The result of asking my daughter, where had all the Mentos gone?


“All over the floor & in the bin!” she replied, agitated, shouting, eyes darting back & forth.


Once again, I am helpless, as she blames me for the fact that one by one, mint by mint, she had popped the family sized bag into her mouth. I’m sure, as she did it, she would have enjoyed the rush of endorphins to her brain. I know, I used to be the same. I recall eating a whole Vienetta in one sitting, another time, an extra-large white chocolate bunny, including the truffles and every time I went to my Grandads, I would not only stuff my pockets with the mint humbugs, I found in the Kitchen drawer, but I would stuff my mouth too, until I could no longer fit another one in. In these moments, I just remember living my best life, until reality hits…


Reality being for my daughter, the sugar rush wearing off.

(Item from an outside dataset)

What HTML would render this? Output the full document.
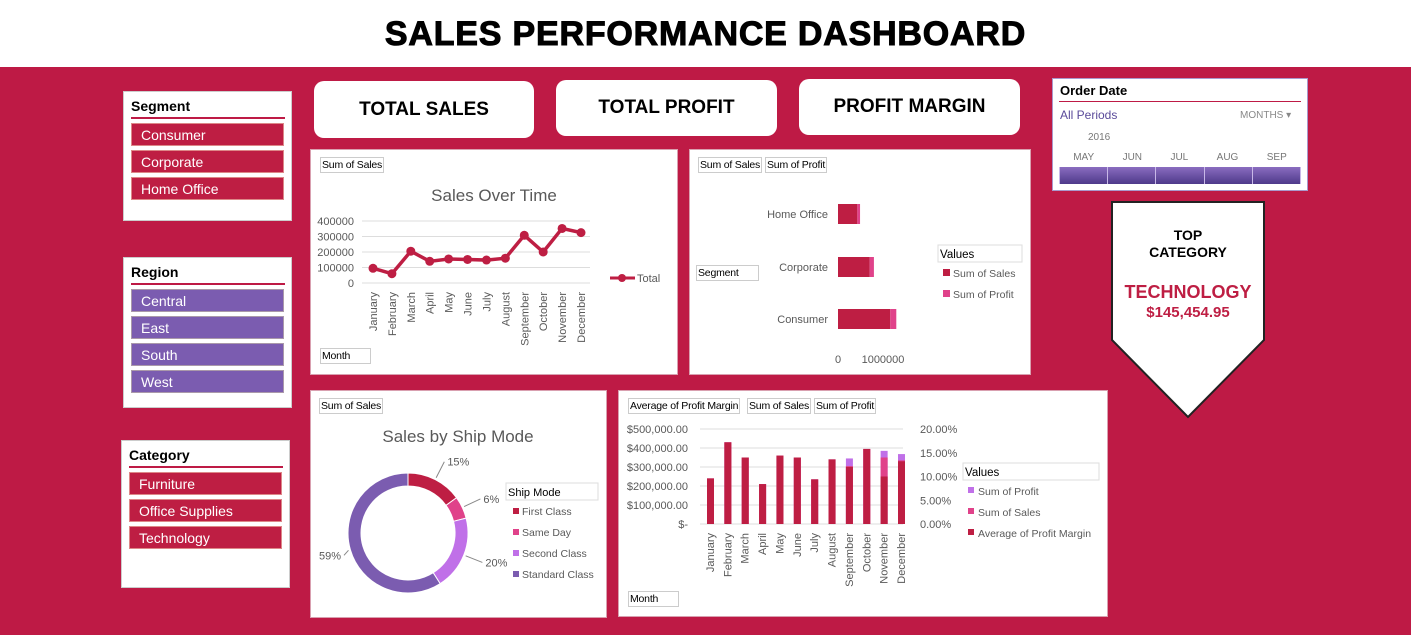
<!DOCTYPE html>
<html><head><meta charset="utf-8"><style>
*{box-sizing:border-box;margin:0;padding:0}
body{width:1411px;height:635px;overflow:hidden;font-family:"Liberation Sans",sans-serif;background:#BE1A45;position:relative}
.abs{position:absolute}
.panel{position:absolute;background:#fff;border:1px solid #d9a0b0}
.slicer{position:absolute;background:#fff;border:1px solid #ccc}
.slicer h3{font-size:14px;font-weight:bold;color:#000;margin:6px 6px 0 7px;padding-bottom:3px;border-bottom:2px solid #BE1A45}
.item{margin:4px 7px 0 7px;height:23px;color:#fff;font-size:14px;line-height:23px;padding-left:9px;border:1px solid #d88}
.cr{background:#BE1E43}.pu{background:#7B5CB0;border-color:#a9a}
.kpi{position:absolute;background:#fff;border-radius:10px;font-weight:bold;font-size:19px;text-align:center;color:#000}
.tag{position:absolute;border:1px solid #ccc;font-size:10.5px;background:#fff;padding:1px 1px;color:#000;white-space:nowrap;letter-spacing:-0.2px}
svg text{font-family:"Liberation Sans",sans-serif}
</style></head><body>
<div class="abs" style="left:0;top:0;width:1411px;height:67px;background:#fff"></div>
<div class="abs" style="left:0;top:15px;width:1411px;text-align:center;font-size:34px;font-weight:900;letter-spacing:0.8px;-webkit-text-stroke:1px #000">SALES PERFORMANCE DASHBOARD</div>

<div class="slicer" style="left:123px;top:91px;width:169px;height:130px">
<h3>Segment</h3>
<div class="item cr">Consumer</div>
<div class="item cr">Corporate</div>
<div class="item cr">Home Office</div>
</div>
<div class="slicer" style="left:123px;top:257px;width:169px;height:151px">
<h3>Region</h3>
<div class="item pu">Central</div>
<div class="item pu">East</div>
<div class="item pu">South</div>
<div class="item pu">West</div>
</div>
<div class="slicer" style="left:121px;top:440px;width:169px;height:148px">
<h3>Category</h3>
<div class="item cr">Furniture</div>
<div class="item cr">Office Supplies</div>
<div class="item cr">Technology</div>
</div>

<div class="kpi" style="left:314px;top:81px;width:220px;height:57px;line-height:57px">TOTAL SALES</div>
<div class="kpi" style="left:556px;top:80px;width:221px;height:56px;line-height:56px">TOTAL PROFIT</div>
<div class="kpi" style="left:799px;top:79px;width:221px;height:56px;line-height:56px">PROFIT MARGIN</div>

<div class="slicer" style="left:1052px;top:78px;width:256px;height:113px;border-color:#a9c">
<div class="abs" style="left:7px;top:4px;font-size:13px;font-weight:bold">Order Date</div>
<div class="abs" style="left:6px;top:22px;width:242px;border-top:1px solid #BE1A45"></div>
<div class="abs" style="left:7px;top:29px;font-size:12px;color:#5a4a9a">All Periods</div>
<div class="abs" style="left:187px;top:31px;font-size:10px;color:#888">MONTHS ▾</div>
<div class="abs" style="left:35px;top:53px;font-size:10px;color:#777">2016</div>
<div class="abs" style="left:6px;top:73px;width:242px;font-size:10px;color:#777;display:flex;justify-content:space-around"><span>MAY</span><span>JUN</span><span>JUL</span><span>AUG</span><span>SEP</span></div>
<div class="abs" style="left:6px;top:88px;width:242px;height:17px;background:linear-gradient(#8a6cc0,#4e3a8a);border-left:1px solid #ccc"></div>
<div class="abs" style="left:6px;top:88px;width:242px;height:17px;display:flex;justify-content:space-between;pointer-events:none"><span style="border-left:1px solid #c8b8e8"></span><span style="border-left:1px solid #c8b8e8"></span><span style="border-left:1px solid #c8b8e8"></span><span style="border-left:1px solid #c8b8e8"></span><span style="border-left:1px solid #c8b8e8"></span><span style="border-left:1px solid #c8b8e8"></span></div>
</div>

<svg class="abs" style="left:1110px;top:200px" width="158" height="220">
<polygon points="2,2 154,2 154,140 78,217 2,140" fill="#fff" stroke="#222" stroke-width="2"/>
<text x="78" y="40" text-anchor="middle" font-size="14" font-weight="bold">TOP</text>
<text x="78" y="57" text-anchor="middle" font-size="14" font-weight="bold">CATEGORY</text>
<text x="78" y="98" text-anchor="middle" font-size="18" font-weight="bold" fill="#BE1E43">TECHNOLOGY</text>
<text x="78" y="117" text-anchor="middle" font-size="15" font-weight="bold" fill="#BE1E43">$145,454.95</text>
</svg>

<div class="panel" style="left:310px;top:149px;width:368px;height:226px"></div>
<div class="tag" style="left:320px;top:157px">Sum of Sales</div>
<div class="tag" style="left:320px;top:348px;width:51px">Month</div>
<svg id="line" class="abs" style="left:310px;top:149px" width="368" height="226"></svg>

<div class="panel" style="left:689px;top:149px;width:342px;height:226px"></div>
<div class="tag" style="left:698px;top:157px">Sum of Sales</div>
<div class="tag" style="left:765px;top:157px">Sum of Profit</div>
<div class="tag" style="left:696px;top:265px;width:63px">Segment</div>
<svg id="hbar" class="abs" style="left:689px;top:149px" width="342" height="226"></svg>

<div class="panel" style="left:310px;top:390px;width:297px;height:228px"></div>
<div class="tag" style="left:319px;top:398px">Sum of Sales</div>
<svg id="donut" class="abs" style="left:310px;top:390px" width="297" height="228"></svg>

<div class="panel" style="left:618px;top:390px;width:490px;height:227px"></div>
<div class="tag" style="left:628px;top:398px">Average of Profit Margin</div>
<div class="tag" style="left:747px;top:398px">Sum of Sales</div>
<div class="tag" style="left:814px;top:398px">Sum of Profit</div>
<div class="tag" style="left:628px;top:591px;width:51px">Month</div>
<svg id="col" class="abs" style="left:618px;top:390px" width="490" height="227"></svg>

<script>
const months=["January","February","March","April","May","June","July","August","September","October","November","December"];
const salesByMonth=[95000,60000,205000,140000,155000,152000,148000,160000,308000,200000,352000,325000];
const lineTicks=[0,100000,200000,300000,400000];
const segments=["Consumer","Corporate","Home Office"];
const segSales=[1161401,706146,429653];
const segProfit=[134119,91979,60299];
const shipModes=["First Class","Same Day","Second Class","Standard Class"];
const shipPct=[15,6,20,59];
const colMargin=[240000,430000,350000,210000,360000,350000,235000,340000,300000,395000,250000,330000];
const colSales=[240000,430000,350000,210000,360000,350000,235000,340000,305000,395000,350000,335000];
const colProfit=[240000,430000,350000,210000,360000,350000,235000,340000,345000,395000,385000,368000];
const leftTicks=["$-","$100,000.00","$200,000.00","$300,000.00","$400,000.00","$500,000.00"];
const rightTicks=["0.00%","5.00%","10.00%","15.00%","20.00%"];

const NS="http://www.w3.org/2000/svg";
function mk(p,t,a,txt){const e=document.createElementNS(NS,t);for(const k in a)e.setAttribute(k,a[k]);if(txt!==undefined)e.textContent=txt;p.appendChild(e);return e;}
const G="#595959";

(function(){
const s=document.getElementById('line');
const x=i=>63+i*(208/11), y=v=>134-v/400000*62;
const t=mk(s,'text',{x:184,y:52,'text-anchor':'middle','font-size':17,fill:G},'Sales Over Time');

lineTicks.forEach(v=>{mk(s,'line',{x1:52,x2:280,y1:y(v),y2:y(v),stroke:'#ddd'});
 const l=mk(s,'text',{x:44,y:y(v)+4,'text-anchor':'end','font-size':11,fill:G},String(v));});
months.forEach((m,i)=>{const l=mk(s,'text',{transform:`translate(${x(i)+4},143) rotate(-90)`,'text-anchor':'end','font-size':11,fill:G},m);});
const p=mk(s,'polyline',{points:salesByMonth.map((v,i)=>x(i)+','+y(v)).join(' '),fill:'none',stroke:'#BE1E43','stroke-width':3.5});

salesByMonth.forEach((v,i)=>{const c=mk(s,'circle',{cx:x(i),cy:y(v),r:4.5,fill:'#BE1E43'});});
mk(s,'line',{x1:300,x2:325,y1:129,y2:129,stroke:'#BE1E43','stroke-width':3});
mk(s,'circle',{cx:312,cy:129,r:4,fill:'#BE1E43'});
const lg=mk(s,'text',{x:327,y:133,'font-size':11,fill:G},'Total');
})();

(function(){
const s=document.getElementById('hbar');
const x=v=>149+v/1000000*45;
const ys=[170,118,65];
segments.forEach((g,i)=>{const yy=ys[i];
 const b=mk(s,'rect',{x:x(0),y:yy-10,width:x(segSales[i])-x(0),height:20,fill:'#BE1E43'});
 const b2=mk(s,'rect',{x:x(segSales[i]),y:yy-10,width:x(segProfit[i])-x(0),height:20,fill:'#E0428A'});
 const l=mk(s,'text',{x:139,y:yy+4,'text-anchor':'end','font-size':11,fill:G},g);});
mk(s,'text',{x:x(0),y:214,'text-anchor':'middle','font-size':11,fill:G},'0');
mk(s,'text',{x:x(1000000),y:214,'text-anchor':'middle','font-size':11,fill:G},'1000000');
mk(s,'rect',{x:249,y:96,width:84,height:17,fill:'#fff',stroke:'#ddd'});
mk(s,'text',{x:251,y:109,'font-size':11.5},'Values');
mk(s,'rect',{x:254,y:120,width:7,height:7,fill:'#BE1E43'});mk(s,'text',{x:264,y:128,'font-size':10.5,fill:G},'Sum of Sales');
mk(s,'rect',{x:254,y:141,width:7,height:7,fill:'#E0428A'});mk(s,'text',{x:264,y:149,'font-size':10.5,fill:G},'Sum of Profit');
})();

(function(){
const s=document.getElementById('donut');
const cx=98,cy=143,R=60,r=47;const cols=['#BE1E43','#E0428A','#C070E8','#7B5CB0'];
const t=mk(s,'text',{x:148,y:52,'text-anchor':'middle','font-size':17,fill:G},'Sales by Ship Mode');
const tot=shipPct.reduce((a,b)=>a+b,0);let a0=-Math.PI/2;
const pt=(rad,a)=>[cx+rad*Math.cos(a),cy+rad*Math.sin(a)];
shipPct.forEach((v,i)=>{const a1=a0+v/tot*2*Math.PI;const lg=(a1-a0)>Math.PI?1:0;
 const [x0,y0]=pt(R,a0),[x1,y1]=pt(R,a1),[x2,y2]=pt(r,a1),[x3,y3]=pt(r,a0);
 const p=mk(s,'path',{d:`M${x0},${y0}A${R},${R} 0 ${lg} 1 ${x1},${y1}L${x2},${y2}A${r},${r} 0 ${lg} 0 ${x3},${y3}Z`,fill:cols[i],stroke:'#fff','stroke-width':1});
 
 const am=(a0+a1)/2;const right=Math.cos(am)>=0;let [lx,ly]=pt(R+20,am);if(!right)lx=Math.max(lx,34);const [ex,ey]=pt(R+2,am);
 mk(s,'line',{x1:ex,y1:ey,x2:lx,y2:ly,stroke:'#888'});
 const lt=mk(s,'text',{x:lx+(right?3:-3),y:ly+4,'text-anchor':right?'start':'end','font-size':11,fill:G},v+'%');
 
 a0=a1;});
mk(s,'rect',{x:196,y:93,width:92,height:17,fill:'#fff',stroke:'#ddd'});
mk(s,'text',{x:198,y:106,'font-size':11},'Ship Mode');
shipModes.forEach((m,i)=>{mk(s,'rect',{x:203,y:118+i*21,width:6,height:6,fill:cols[i]});mk(s,'text',{x:212,y:125+i*21,'font-size':10.5,fill:G},m);});
})();

(function(){
const s=document.getElementById('col');
const x=i=>92+i*(191/11), y=v=>134-v/500000*95;
leftTicks.forEach((t,i)=>{const v=i*100000;mk(s,'line',{x1:82,x2:285,y1:y(v),y2:y(v),stroke:'#ddd'});
 const l=mk(s,'text',{x:70,y:y(v)+4,'text-anchor':'end','font-size':11,fill:G},t);});
rightTicks.forEach((t,i)=>{const l=mk(s,'text',{x:302,y:y(i*125000)+4,'font-size':11,fill:G},t);});
months.forEach((m,i)=>{
 const bp=mk(s,'rect',{x:x(i)-3,y:y(colProfit[i]),width:7,height:y(0)-y(colProfit[i]),fill:'#C070E8'});
 const bs=mk(s,'rect',{x:x(i)-3,y:y(colSales[i]),width:7,height:y(0)-y(colSales[i]),fill:'#E0428A'});
 const bm=mk(s,'rect',{x:x(i)-3,y:y(colMargin[i]),width:7,height:y(0)-y(colMargin[i]),fill:'#BE1E43'});
 const l=mk(s,'text',{transform:`translate(${x(i)+4},143) rotate(-90)`,'text-anchor':'end','font-size':11,fill:G},m);});
mk(s,'rect',{x:345,y:73,width:136,height:17,fill:'#fff',stroke:'#ddd'});
mk(s,'text',{x:347,y:86,'font-size':11.5},'Values');
[['Sum of Profit','#C070E8'],['Sum of Sales','#E0428A'],['Average of Profit Margin','#BE1E43']].forEach((e,i)=>{mk(s,'rect',{x:350,y:97+i*21,width:6,height:6,fill:e[1]});mk(s,'text',{x:360,y:105+i*21,'font-size':10.5,fill:G},e[0]);});
})();
</script>
</body></html>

She looks like she has just run a half marathon and firstly she is not enjoying the uncomfortable feeling of lying and secondly the low that now engulfs her brain & her body.


Lying hurts, lying feels ugly, lying is scary. She lies until the lie is soooo BIG. Not only is she living it, so am I!


“STOP LYING,” “YOU ALWAYS LIE!”


The hamster wheel just keeps on turning, the lies just keep on coming, day after day, week after week. The pattern repeats. Last week the giant skittles went all over the floor & in the bin, the bin being her tiny tummy.


20 minutes later, after she has trashed me as a person, “You’re not my mum,” “You don’t care if I eat them all & make myself feel sick,” she snarls at me through angry tears.


I wait patiently as she allows the uncomfortable feeling to leave her body.


“Darling, I was only going to ask you if I could have one,” I say quietly.


“Oh mummy,” or Mama, as she prefers to call me these days, I’ll take anything from the list of many names. At least today it wasn’t ‘YOU FRIGGIN IDIOT’, like it is most days. Just words, I remind myself, just words. Sticks & stones will break my bones, but names will never hurt me…



“Oh Mama,” “I’m sorry,” she replies sobbing, grabbing me tightly/quickly, bringing me in for a hug, this is something she has done of late, the quicker she does it, she is controlling her urge to hit me. ‘I ate them all. Why can’t I stop myself? Why can’t I stop myself?’ I enjoy the hug, the warm, if not wet embrace, embrace from her tears. She must have cried a river in her short lifetime. Her little body fights the thoughts in her head & eventually she is calm, exhausted. We sit in silence for a while, we reflect & then we move on.


“Anyway Mama, when am I getting my hamster?”